* Written instruction
From the listing below, pull out the lines that hold "matplotlib".

Figure scripts:
------------------------------------------------------------
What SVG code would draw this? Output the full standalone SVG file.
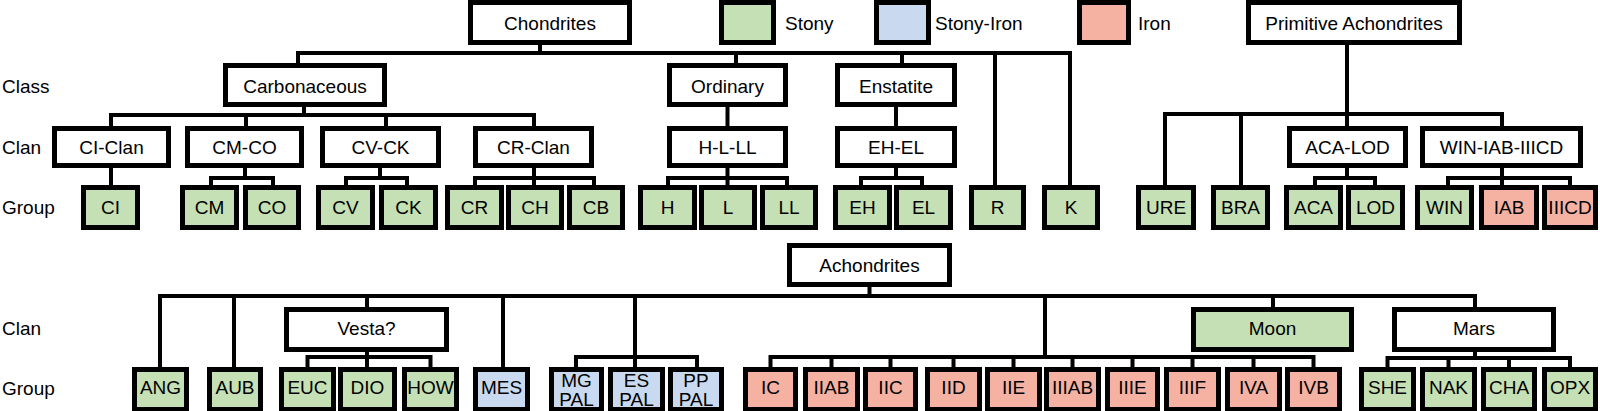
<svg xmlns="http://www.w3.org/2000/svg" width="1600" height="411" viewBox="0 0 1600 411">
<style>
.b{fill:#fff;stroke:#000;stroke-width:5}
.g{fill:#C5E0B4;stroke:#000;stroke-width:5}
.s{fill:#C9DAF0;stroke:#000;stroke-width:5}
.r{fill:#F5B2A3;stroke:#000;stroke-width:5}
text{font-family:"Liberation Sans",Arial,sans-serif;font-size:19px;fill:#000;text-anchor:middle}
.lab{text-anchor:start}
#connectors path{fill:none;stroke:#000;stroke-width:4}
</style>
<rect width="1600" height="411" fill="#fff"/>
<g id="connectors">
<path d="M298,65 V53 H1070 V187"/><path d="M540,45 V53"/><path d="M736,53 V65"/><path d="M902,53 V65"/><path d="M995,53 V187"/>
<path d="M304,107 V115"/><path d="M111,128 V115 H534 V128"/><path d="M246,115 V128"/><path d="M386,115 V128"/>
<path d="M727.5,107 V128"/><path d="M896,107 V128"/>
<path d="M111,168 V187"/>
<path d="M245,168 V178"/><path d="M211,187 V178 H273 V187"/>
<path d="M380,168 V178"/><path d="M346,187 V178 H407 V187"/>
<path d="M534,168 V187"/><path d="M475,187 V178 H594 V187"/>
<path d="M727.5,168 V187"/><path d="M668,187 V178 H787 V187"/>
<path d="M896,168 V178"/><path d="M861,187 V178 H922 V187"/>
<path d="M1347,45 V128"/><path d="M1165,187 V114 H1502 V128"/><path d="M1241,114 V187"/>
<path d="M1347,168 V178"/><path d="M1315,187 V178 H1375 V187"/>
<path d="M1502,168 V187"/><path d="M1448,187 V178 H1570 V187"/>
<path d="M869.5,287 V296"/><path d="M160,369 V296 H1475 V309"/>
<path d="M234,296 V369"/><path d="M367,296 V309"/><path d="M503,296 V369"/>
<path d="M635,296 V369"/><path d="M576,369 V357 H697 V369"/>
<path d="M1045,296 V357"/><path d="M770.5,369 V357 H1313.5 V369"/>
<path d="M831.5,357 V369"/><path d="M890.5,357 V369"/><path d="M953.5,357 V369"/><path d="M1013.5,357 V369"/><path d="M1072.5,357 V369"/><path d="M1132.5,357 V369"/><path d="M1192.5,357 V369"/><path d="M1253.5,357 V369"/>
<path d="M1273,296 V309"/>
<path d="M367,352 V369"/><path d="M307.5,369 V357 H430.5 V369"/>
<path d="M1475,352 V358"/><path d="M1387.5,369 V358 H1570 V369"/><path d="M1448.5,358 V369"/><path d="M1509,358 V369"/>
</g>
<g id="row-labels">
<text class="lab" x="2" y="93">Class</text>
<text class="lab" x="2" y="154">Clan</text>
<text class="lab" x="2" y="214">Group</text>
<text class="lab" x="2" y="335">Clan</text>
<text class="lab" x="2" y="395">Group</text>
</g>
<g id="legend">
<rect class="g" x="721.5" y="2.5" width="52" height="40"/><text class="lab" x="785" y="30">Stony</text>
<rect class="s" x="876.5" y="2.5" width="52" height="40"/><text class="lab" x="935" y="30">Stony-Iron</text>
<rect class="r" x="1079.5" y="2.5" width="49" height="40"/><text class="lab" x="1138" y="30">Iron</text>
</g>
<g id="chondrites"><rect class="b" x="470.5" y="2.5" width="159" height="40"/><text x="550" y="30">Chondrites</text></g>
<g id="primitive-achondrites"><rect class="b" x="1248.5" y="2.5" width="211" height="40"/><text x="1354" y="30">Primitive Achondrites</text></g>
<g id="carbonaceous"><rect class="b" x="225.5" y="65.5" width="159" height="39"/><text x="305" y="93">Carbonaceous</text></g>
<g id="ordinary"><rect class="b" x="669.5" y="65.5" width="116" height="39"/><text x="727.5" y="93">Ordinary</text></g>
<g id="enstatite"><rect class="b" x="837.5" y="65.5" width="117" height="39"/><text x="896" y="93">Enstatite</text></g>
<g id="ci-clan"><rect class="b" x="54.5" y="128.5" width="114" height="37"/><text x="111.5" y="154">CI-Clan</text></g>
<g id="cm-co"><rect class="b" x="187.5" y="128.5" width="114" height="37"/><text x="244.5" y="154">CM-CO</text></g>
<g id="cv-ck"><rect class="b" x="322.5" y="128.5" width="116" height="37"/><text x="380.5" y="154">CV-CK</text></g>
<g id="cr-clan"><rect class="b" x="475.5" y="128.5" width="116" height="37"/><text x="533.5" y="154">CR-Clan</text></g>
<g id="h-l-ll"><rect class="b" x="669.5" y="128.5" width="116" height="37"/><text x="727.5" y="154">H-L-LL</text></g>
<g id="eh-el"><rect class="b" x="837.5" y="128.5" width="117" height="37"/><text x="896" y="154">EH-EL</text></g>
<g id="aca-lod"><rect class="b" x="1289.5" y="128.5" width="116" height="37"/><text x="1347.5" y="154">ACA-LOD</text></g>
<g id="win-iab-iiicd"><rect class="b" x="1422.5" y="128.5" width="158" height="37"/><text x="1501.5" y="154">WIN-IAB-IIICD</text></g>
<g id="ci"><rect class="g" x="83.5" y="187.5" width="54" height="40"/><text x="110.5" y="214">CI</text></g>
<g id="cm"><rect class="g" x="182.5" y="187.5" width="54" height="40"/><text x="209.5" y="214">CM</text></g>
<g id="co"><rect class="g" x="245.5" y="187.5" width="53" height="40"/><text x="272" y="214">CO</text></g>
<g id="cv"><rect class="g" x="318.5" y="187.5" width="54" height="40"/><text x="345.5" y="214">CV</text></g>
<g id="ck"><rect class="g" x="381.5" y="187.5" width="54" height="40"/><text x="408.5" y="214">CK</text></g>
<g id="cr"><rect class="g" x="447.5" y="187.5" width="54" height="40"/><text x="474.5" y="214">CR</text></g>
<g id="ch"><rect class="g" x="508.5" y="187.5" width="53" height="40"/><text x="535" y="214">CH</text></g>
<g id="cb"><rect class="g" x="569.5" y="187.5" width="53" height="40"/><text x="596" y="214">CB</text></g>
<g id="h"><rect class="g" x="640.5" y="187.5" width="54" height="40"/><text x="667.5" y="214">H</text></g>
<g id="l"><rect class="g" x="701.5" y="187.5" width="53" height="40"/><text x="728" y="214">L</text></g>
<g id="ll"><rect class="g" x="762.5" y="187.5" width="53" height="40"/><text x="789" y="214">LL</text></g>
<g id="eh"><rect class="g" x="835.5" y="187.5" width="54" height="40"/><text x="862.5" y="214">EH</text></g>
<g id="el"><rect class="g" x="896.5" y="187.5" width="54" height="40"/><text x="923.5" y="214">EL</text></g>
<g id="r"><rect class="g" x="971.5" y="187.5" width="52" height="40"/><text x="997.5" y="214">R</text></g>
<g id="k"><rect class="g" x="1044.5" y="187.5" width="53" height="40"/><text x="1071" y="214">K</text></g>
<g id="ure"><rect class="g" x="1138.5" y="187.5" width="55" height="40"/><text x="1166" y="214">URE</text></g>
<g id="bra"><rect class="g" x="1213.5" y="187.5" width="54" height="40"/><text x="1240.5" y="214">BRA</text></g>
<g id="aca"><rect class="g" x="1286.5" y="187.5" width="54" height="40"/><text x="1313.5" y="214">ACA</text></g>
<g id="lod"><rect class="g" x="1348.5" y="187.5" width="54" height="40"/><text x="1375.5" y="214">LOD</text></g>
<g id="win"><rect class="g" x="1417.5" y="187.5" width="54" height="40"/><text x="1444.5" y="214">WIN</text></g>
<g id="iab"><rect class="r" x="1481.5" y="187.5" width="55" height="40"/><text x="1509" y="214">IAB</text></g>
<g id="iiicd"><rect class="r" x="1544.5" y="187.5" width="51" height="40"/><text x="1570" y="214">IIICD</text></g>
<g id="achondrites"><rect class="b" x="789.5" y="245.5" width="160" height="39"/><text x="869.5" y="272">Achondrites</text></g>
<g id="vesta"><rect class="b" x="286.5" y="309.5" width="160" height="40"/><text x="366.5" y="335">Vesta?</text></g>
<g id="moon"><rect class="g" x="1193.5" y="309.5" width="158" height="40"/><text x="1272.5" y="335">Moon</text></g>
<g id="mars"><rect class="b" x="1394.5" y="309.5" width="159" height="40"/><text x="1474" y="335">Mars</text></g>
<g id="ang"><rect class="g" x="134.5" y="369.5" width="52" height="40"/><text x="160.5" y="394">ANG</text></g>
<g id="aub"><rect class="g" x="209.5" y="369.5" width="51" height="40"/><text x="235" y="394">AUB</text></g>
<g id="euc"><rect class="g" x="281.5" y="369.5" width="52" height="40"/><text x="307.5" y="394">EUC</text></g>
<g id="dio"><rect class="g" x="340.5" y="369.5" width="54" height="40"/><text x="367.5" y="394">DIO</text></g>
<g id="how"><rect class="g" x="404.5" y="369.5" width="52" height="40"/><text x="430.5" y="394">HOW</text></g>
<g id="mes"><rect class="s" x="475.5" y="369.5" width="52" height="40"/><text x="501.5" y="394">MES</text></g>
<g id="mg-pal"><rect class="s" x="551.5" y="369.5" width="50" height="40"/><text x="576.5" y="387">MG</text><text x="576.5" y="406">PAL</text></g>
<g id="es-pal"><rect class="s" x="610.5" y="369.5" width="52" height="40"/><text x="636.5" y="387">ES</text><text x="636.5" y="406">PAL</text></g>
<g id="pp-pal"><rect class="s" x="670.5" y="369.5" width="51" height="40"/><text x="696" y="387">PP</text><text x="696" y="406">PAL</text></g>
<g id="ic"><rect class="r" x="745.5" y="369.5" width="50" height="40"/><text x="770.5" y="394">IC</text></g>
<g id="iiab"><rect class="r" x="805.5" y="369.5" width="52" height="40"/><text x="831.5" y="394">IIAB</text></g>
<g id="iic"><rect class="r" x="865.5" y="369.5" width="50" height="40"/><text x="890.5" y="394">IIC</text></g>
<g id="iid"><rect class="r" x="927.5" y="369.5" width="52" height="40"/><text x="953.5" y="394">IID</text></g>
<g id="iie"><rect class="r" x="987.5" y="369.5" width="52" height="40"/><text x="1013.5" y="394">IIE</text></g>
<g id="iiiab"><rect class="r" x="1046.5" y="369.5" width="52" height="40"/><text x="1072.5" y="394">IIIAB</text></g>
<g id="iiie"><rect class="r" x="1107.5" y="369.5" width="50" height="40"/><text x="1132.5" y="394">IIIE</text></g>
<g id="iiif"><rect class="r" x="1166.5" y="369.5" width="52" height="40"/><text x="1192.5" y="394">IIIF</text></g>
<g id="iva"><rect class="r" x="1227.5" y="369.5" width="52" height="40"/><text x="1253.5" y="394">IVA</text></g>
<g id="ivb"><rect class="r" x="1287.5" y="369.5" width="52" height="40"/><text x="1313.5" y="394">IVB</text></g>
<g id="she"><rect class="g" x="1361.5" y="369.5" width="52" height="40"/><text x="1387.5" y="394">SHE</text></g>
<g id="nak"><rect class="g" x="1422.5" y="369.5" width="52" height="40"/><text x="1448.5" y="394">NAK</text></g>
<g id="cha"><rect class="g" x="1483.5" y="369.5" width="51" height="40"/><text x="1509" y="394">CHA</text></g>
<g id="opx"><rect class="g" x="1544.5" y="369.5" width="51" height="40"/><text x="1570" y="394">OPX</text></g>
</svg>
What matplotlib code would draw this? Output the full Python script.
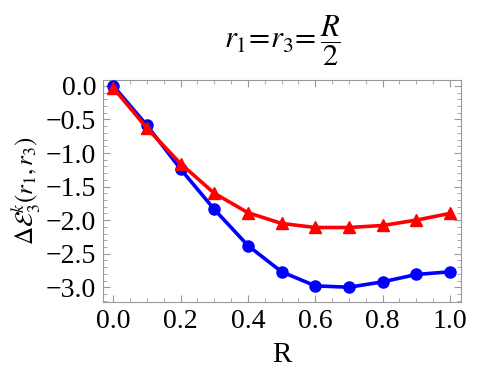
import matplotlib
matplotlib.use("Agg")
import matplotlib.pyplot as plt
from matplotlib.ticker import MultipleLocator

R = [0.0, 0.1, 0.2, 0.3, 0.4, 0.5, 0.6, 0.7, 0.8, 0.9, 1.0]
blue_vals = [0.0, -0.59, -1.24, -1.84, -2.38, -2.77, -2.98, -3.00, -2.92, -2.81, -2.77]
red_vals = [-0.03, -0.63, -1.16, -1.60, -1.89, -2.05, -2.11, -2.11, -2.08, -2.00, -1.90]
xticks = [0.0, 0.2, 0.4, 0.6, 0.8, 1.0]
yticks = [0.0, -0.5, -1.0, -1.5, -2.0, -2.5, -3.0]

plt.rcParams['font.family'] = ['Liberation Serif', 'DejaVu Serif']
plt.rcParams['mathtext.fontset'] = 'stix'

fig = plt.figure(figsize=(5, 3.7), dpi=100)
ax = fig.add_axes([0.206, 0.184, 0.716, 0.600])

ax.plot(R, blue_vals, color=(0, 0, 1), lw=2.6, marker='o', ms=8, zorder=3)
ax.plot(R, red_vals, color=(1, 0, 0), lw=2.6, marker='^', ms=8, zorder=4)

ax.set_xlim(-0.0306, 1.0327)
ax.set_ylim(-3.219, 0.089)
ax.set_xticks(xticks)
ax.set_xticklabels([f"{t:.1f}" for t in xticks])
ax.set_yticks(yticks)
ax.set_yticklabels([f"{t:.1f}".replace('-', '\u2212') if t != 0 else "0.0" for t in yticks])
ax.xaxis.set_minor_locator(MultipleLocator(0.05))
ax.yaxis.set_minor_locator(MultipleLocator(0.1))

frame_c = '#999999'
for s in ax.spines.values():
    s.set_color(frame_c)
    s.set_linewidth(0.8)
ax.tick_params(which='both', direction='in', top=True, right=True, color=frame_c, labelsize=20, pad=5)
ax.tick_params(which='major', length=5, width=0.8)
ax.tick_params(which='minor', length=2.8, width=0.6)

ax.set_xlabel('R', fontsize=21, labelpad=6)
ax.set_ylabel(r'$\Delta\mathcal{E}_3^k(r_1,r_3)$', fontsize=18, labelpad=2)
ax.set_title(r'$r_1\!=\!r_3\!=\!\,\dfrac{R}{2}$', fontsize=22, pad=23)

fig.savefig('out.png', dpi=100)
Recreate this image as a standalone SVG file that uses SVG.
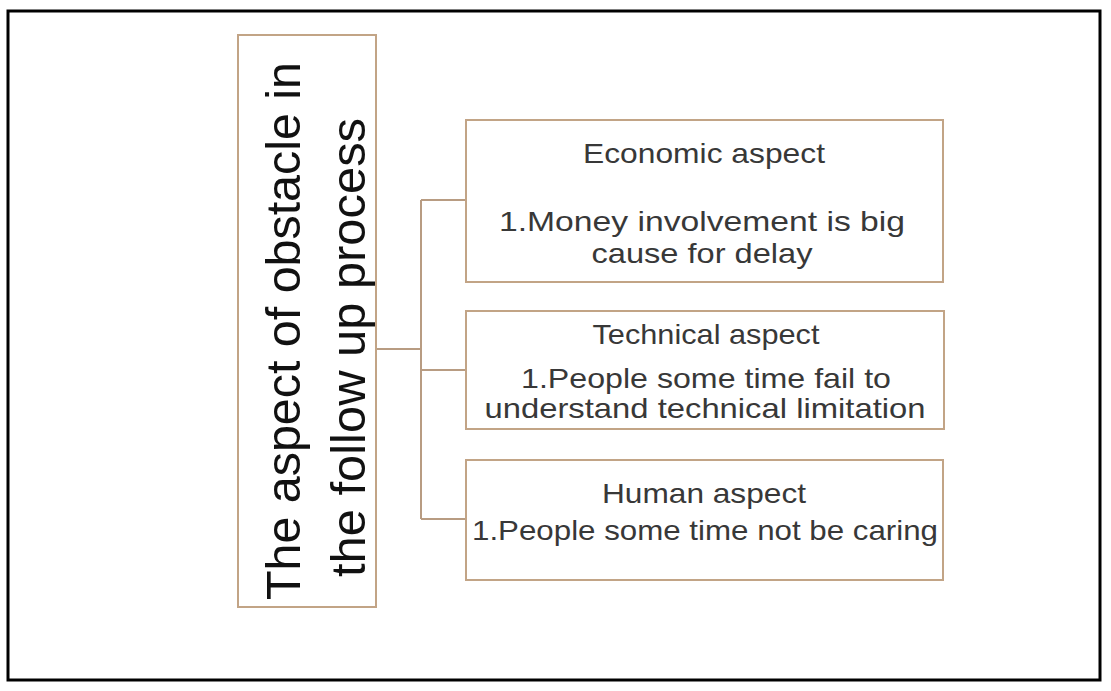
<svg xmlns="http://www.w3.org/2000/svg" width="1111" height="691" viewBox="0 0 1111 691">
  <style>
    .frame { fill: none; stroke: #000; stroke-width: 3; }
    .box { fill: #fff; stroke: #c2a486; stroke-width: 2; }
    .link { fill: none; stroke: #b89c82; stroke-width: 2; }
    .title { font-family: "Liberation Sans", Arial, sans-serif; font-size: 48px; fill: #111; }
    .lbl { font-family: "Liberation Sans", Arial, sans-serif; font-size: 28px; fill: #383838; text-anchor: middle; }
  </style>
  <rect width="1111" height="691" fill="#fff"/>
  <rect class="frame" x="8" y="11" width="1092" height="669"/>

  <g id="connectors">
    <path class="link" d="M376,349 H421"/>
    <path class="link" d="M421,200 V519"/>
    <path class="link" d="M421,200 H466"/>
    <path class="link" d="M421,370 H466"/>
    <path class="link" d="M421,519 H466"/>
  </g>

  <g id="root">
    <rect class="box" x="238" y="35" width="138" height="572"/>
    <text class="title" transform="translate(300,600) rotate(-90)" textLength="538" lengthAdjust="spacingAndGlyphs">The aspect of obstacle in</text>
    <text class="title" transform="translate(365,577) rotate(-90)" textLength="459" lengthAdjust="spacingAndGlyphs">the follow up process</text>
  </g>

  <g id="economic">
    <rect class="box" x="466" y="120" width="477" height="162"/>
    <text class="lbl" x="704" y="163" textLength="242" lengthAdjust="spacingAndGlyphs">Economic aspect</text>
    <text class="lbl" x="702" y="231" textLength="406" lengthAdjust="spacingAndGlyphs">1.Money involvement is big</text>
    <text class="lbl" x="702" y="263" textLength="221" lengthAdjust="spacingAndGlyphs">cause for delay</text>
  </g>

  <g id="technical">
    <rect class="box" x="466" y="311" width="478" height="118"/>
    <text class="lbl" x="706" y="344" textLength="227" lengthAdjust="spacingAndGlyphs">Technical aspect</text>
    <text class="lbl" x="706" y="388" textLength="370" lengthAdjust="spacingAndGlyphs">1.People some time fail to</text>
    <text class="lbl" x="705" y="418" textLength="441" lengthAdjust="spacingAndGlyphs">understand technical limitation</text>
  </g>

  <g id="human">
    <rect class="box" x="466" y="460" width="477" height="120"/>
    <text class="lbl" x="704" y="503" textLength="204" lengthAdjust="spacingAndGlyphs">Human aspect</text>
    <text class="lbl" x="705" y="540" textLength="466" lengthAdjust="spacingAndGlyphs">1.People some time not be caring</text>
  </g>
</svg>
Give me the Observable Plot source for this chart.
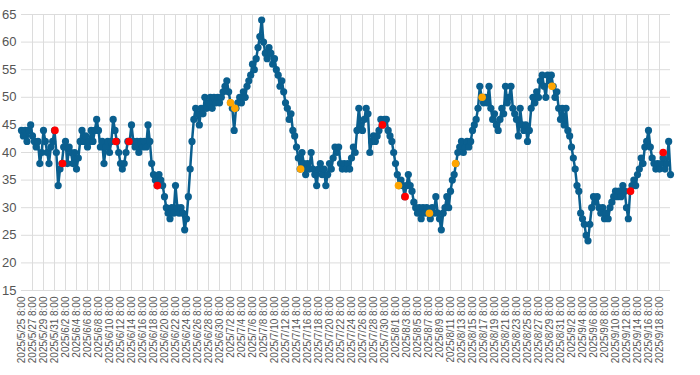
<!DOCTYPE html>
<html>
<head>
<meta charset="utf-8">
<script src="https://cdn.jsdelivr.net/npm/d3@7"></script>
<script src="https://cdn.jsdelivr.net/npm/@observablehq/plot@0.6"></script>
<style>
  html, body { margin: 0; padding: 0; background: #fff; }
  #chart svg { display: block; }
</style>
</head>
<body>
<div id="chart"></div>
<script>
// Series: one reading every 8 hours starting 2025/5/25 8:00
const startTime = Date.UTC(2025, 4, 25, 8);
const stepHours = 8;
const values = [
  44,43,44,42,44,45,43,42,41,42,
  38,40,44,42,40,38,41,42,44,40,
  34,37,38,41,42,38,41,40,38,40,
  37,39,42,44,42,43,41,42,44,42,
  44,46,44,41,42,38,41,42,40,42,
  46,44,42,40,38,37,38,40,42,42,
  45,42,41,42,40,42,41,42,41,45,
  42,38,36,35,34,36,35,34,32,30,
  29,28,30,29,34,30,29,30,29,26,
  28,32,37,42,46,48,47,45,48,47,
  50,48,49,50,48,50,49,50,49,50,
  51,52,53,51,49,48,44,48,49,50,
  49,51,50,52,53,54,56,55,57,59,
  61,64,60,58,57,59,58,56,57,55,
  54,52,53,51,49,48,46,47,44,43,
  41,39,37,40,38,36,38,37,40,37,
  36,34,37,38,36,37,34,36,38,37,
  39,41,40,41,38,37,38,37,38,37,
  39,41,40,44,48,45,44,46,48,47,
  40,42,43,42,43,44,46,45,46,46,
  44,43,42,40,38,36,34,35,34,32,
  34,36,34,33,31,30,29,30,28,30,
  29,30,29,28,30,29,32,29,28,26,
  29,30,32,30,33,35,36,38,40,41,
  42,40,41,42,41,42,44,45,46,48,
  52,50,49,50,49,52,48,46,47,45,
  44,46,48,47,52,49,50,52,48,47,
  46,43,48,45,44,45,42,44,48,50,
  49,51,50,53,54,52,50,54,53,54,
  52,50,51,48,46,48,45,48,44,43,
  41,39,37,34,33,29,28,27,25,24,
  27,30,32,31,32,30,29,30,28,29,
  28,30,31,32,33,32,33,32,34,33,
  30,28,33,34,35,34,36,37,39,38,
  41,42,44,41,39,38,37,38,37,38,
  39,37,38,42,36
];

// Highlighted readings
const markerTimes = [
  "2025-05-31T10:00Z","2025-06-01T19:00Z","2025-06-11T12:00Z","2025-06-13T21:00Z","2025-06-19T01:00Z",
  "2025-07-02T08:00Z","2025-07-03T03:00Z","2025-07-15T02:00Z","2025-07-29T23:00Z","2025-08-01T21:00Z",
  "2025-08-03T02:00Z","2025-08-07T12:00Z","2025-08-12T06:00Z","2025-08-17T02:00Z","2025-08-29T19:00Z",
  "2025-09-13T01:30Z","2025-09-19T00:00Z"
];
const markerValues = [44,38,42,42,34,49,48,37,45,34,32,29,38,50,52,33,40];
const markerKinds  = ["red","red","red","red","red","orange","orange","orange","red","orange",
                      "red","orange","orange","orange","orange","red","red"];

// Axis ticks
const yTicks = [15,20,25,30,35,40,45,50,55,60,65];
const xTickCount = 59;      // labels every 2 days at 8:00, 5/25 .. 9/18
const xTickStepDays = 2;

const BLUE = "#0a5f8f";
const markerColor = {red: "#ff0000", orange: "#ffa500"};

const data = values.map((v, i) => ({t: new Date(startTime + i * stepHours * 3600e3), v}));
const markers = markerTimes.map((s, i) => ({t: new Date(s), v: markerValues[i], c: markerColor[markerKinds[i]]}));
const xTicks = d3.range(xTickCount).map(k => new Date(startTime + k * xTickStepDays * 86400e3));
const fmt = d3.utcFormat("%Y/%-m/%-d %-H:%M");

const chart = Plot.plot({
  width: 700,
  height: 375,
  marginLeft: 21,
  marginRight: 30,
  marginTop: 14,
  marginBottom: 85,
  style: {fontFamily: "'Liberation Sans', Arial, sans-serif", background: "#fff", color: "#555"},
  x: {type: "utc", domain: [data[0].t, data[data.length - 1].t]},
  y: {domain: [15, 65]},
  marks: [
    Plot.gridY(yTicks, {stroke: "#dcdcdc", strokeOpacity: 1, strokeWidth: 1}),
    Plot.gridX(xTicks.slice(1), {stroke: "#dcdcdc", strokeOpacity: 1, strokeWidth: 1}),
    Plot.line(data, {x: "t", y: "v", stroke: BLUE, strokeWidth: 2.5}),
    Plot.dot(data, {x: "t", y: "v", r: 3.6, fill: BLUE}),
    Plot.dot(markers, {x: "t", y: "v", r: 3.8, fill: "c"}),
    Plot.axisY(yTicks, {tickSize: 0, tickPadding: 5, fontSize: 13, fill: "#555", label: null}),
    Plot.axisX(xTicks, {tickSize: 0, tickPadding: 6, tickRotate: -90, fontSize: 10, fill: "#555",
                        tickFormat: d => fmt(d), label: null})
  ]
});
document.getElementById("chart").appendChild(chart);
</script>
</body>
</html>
------------------------------------------------------------
* Answer for the task
What matplotlib code would draw this? Output the full Python script.
import matplotlib
matplotlib.use("Agg")
import matplotlib.pyplot as plt
from matplotlib.ticker import MultipleLocator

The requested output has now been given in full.